A reasoning engine would be capable of working through novel problems step by step, verifying its logic, and arriving at correct answers even for problems it hasn't seen before — including computationally complex ones. A pattern mirror, by contrast, recognizes patterns in its training data and produces outputs that look plausible based on those patterns, without actually performing the underlying computation required to verify correctness. Sikka's paper argues that LLMs are being marketed as reasoning engines when the math proves they are actually pattern mirrors. This distinction matters enormously for business decisions: tasks requiring genuine reasoning (complex logistics, legal analysis, autonomous business operations) will fail, while tasks that benefit from pattern recognition (drafting, summarizing, reformatting) will succeed.
AI demos work because they are specifically designed to stay under the computational ceiling. The tasks chosen for demonstrations are those where the required computation fits within what the model can handle — they are curated to showcase success. Real-world business tasks, however, often require more computation than the ceiling allows, and that's where the failures occur. As the video puts it: 'Every AI demo you've ever seen was running tasks designed to stay under the necessary complexity ceiling. They work because they're designed to work.' This creates a misleading impression of general capability when the technology actually has hard mathematical limits on the complexity of problems it can solve.

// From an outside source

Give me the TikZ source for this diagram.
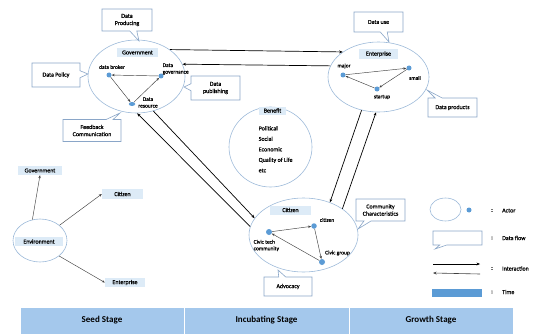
\documentclass[tikz,border=0pt]{standalone}
\usepackage{fontspec}
\setmainfont{Carlito}
\newfontfamily\heavy{Carlito}[FakeBold=0.6]
\usetikzlibrary{shapes.geometric,shapes.callouts,arrows.meta}

\definecolor{ringblue}{HTML}{9DBAD9}
\definecolor{boxline}{HTML}{8AA6C8}
\definecolor{tagfill}{HTML}{DDEBF7}
\definecolor{dotblue}{HTML}{5B9BD5}
\definecolor{bandblue}{HTML}{A4C8EC}
\definecolor{linkgray}{HTML}{404040}

\tikzset{
  actor/.style={ellipse, draw=ringblue, line width=0.6pt, inner sep=0pt},
  tag/.style={fill=tagfill, inner sep=0pt, font=\heavy\fontsize{6}{7}\selectfont},
  agent/.style={circle, fill=dotblue, inner sep=0pt, minimum size=5pt},
  small/.style={font=\heavy\fontsize{5.5}{6.6}\selectfont, inner sep=0pt},
  flowbox/.style={rectangle callout, draw=boxline, fill=white, line width=0.6pt,
    callout pointer width=7pt, align=center, font=\heavy\fontsize{6}{7.2}\selectfont, inner sep=0pt},
  link/.style={draw=linkgray, line width=0.45pt, -{Stealth[length=3pt,width=2.4pt]}},
  interact/.style={draw=black, line width=0.7pt, -{Stealth[length=3.5pt,width=2.8pt]}},
  stagebox/.style={fill=bandblue, draw=white, line width=0.8pt, minimum height=27pt,
    minimum width=165pt, inner sep=0pt, font=\fontsize{9}{10}\selectfont\bfseries},
  legendtxt/.style={font=\heavy\fontsize{6}{7}\selectfont, inner sep=0pt, anchor=west},
}

\begin{document}
\begin{tikzpicture}[x=1pt, y=-1pt]
\useasboundingbox (0,0) rectangle (534,334);

% ---------- Government ----------
\node[actor, minimum width=97pt, minimum height=73pt] (gov) at (136.5,76.5) {};
\node[tag, minimum width=41pt, minimum height=9pt] (govtag) at (137.5,52.5) {Government};
\node[agent] (broker) at (109,75) {};
\node[agent, ellipse, minimum width=6.5pt, minimum height=4pt] (resource) at (132,104) {};
\node[agent] (governance) at (161,76) {};
\node[small] (brokerlbl) at (112,67) {data broker};
\node[small, anchor=west, align=left] (govlbl) at (162.5,69) {Data\\governance};
\node[small, align=center] (reslbl) at (148,102.5) {Data\\resource};
\draw[link] (broker) -- (resource);
\draw[link] (resource) -- (governance);
\draw[link] (governance) -- (broker);

% ---------- Enterprise ----------
\node[actor, minimum width=101pt, minimum height=70pt] (ent) at (378.5,77) {};
\node[tag, minimum width=39pt, minimum height=10pt] (enttag) at (378.5,54) {Enterprise};
\node[agent] (major) at (343,75) {};
\node[agent] (smallco) at (409,68) {};
\node[agent] (startup) at (377,89) {};
\node[small] (majorlbl) at (344,66) {major};
\node[small] (smalllbl) at (415,78) {small};
\node[small] (startuplbl) at (382,97) {startup};
\draw[link] (major) -- (smallco);
\draw[link] (smallco) -- (startup);
\draw[link] (startup) -- (major);

% ---------- Citizen ----------
\node[actor, minimum width=109pt, minimum height=74pt] (cit) at (303.5,235) {};
\node[tag, minimum width=41pt, minimum height=9pt] (cittag) at (290.5,210) {Citizen};
\node[agent, minimum size=6pt] (civictech) at (269,232) {};
\node[agent, minimum size=5.5pt] (citizen) at (314,226) {};
\node[agent, minimum size=6pt] (civicgroup) at (322,262) {};
\node[small, anchor=west, align=left] (techlbl) at (253.5,245.5) {Civic tech\\community};
\node[small] (citizenlbl) at (327,220) {citizen};
\node[small] (grouplbl) at (337.5,253) {Civic group};
\draw[link] (civictech) -- (citizen);
\draw[link] (citizen) -- (civicgroup);
\draw[link] (civicgroup) -- (civictech);

% ---------- Benefit ----------
\node[actor, minimum width=83pt, minimum height=80pt] (ben) at (270.5,147) {};
\node[tag, minimum width=27pt, minimum height=8pt] (bentag) at (272.5,110.5) {Benefit};
\node[anchor=north west, align=left, font=\heavy\fontsize{6}{10.5}\selectfont, inner sep=0pt]
  (benlist) at (258.5,126) {Political\\Social\\Economic\\Quality of Life\\etc};

% ---------- Environment (seed stage) ----------
\node[actor, minimum width=54pt, minimum height=43pt] (env) at (40,240.5) {};
\node[tag, minimum width=48pt, minimum height=9pt] (envtag) at (39,241.5) {Environment};
\node[tag, minimum width=44pt, minimum height=9pt] (govseed) at (40,170.5) {Government};
\node[tag, minimum width=41pt, minimum height=10pt] (citseed) at (122.5,194) {Citizen};
\node[tag, minimum width=40pt, minimum height=9pt] (entseed) at (125,282.5) {Enterprise};
\draw[link] (env.110) -- (govseed.south);
\draw[link] (env.38) -- (citseed.west);
\draw[link] (env.-39) -- (entseed.west);

% ---------- Interactions between actors ----------
\draw[interact] (gov.39) -- (ent.145);
\draw[interact] (ent.167) -- (gov.15);
\draw[interact] (cit.171) -- (gov.-89);
\draw[interact] (gov.-64) -- (cit.161);
\draw[interact] (ent.243) -- (cit.51);
\draw[interact] (cit.34) -- (ent.266);

% ---------- Data flows ----------
\node[flowbox, minimum width=50pt, minimum height=22pt, callout absolute pointer={(139,41)}]
  (producing) at (127,20) {Data\\Producing};
\node[flowbox, minimum width=48pt, minimum height=24pt, callout absolute pointer={(88,74)}]
  (policy) at (56,75) {Data Policy};
\node[flowbox, minimum width=49pt, minimum height=24pt, callout absolute pointer={(184,87)}]
  (publishing) at (215.5,88) {Data\\publishing};
\node[flowbox, minimum width=58pt, minimum height=22pt, callout absolute pointer={(120,113)}]
  (feedback) at (92,130.5) {Feedback\\Communication};
\node[flowbox, minimum width=49pt, minimum height=20pt, callout absolute pointer={(389,42)}]
  (datause) at (378.5,22) {Data use};
\node[flowbox, minimum width=49pt, minimum height=19pt, callout absolute pointer={(427,90)}]
  (products) at (452.5,107.5) {Data products};
\node[flowbox, minimum width=49pt, minimum height=22pt, callout absolute pointer={(358,229)}]
  (community) at (380.5,210) {Community\\Characteristics};
\node[flowbox, minimum width=48pt, minimum height=19pt, callout absolute pointer={(278,270)}]
  (advocacy) at (288,286.5) {Advocacy};

% ---------- Legend ----------
\node[actor, minimum width=31pt, minimum height=23pt] (keyactor) at (445.5,209.5) {};
\node[agent] (keydot) at (469,210) {};
\node[legendtxt] (c1) at (491,210.5) {:};
\node[legendtxt] (actortxt) at (502,210.5) {Actor};

\node[flowbox, minimum width=49pt, minimum height=14pt, callout absolute pointer={(435,249)}]
  (keyflow) at (457.5,238) {};
\node[legendtxt] (c2) at (491,238) {:};
\node[legendtxt] (flowtxt) at (502,238) {Data flow};

\coordinate (ia1) at (433,264);
\coordinate (ia2) at (480,264);
\coordinate (ib1) at (480,274);
\coordinate (ib2) at (433,273);
\draw[interact, line width=0.5pt] (ia1) -- (ia2);
\draw[interact, draw=linkgray, line width=0.6pt] (ib1) -- (ib2);
\node[legendtxt] (c3) at (491,268.5) {:};
\node[legendtxt] (interacttxt) at (502,268.5) {Interaction};

\node[fill=dotblue, minimum width=50pt, minimum height=8pt, inner sep=0pt] (keytime) at (457,292.5) {};
\node[legendtxt] (c4) at (491,292) {:};
\node[legendtxt] (timetxt) at (502,292) {Time};

% ---------- Stages ----------
\node[stagebox, minimum width=164pt] (seed) at (102,320.5) {\raisebox{-1.5pt}{Seed Stage}};
\node[stagebox] (incub) at (266.5,320.5) {\raisebox{-1.5pt}{Incubating Stage}};
\node[stagebox, minimum width=164pt] (growth) at (431,320.5) {\raisebox{-1.5pt}{Growth Stage}};
\end{tikzpicture}
\end{document}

The traveling salesman problem involves finding the shortest possible route to visit a set of cities and return to the starting point. For just 20 cities, the number of possible combinations to check exceeds 2 quintillion. It is used in Sikka's paper to illustrate LLM limitations because it is a classic example of a computationally complex problem where no shortcut exists — you must check combinations to find the true optimum. An LLM physically cannot perform that many calculations in a single response pass, so instead of computing the answer, it pattern-matches and produces something that looks plausible. This is not a bug that better training can fix; it is a direct consequence of the fixed computational budget per token built into the architecture.
The real opportunity lies in understanding precisely what AI can and cannot do right now, and deploying it accordingly. Current frontier models are genuinely exceptional for tasks that stay under the computational ceiling: writing drafts, summarizing content, reformatting data, research and comparison. The ceiling is real, but there is a lot of room underneath it. The opportunity is not chasing imaginary AGI or expecting AI to autonomously run your business — the math shows that will fail. Instead, the opportunity is using AI as a powerful tool for well-defined, pattern-recognition-based tasks while maintaining human oversight for verification and complex decision-making. Businesses and individuals who understand these limits will use AI effectively; those who believe the marketing hype will be disappointed.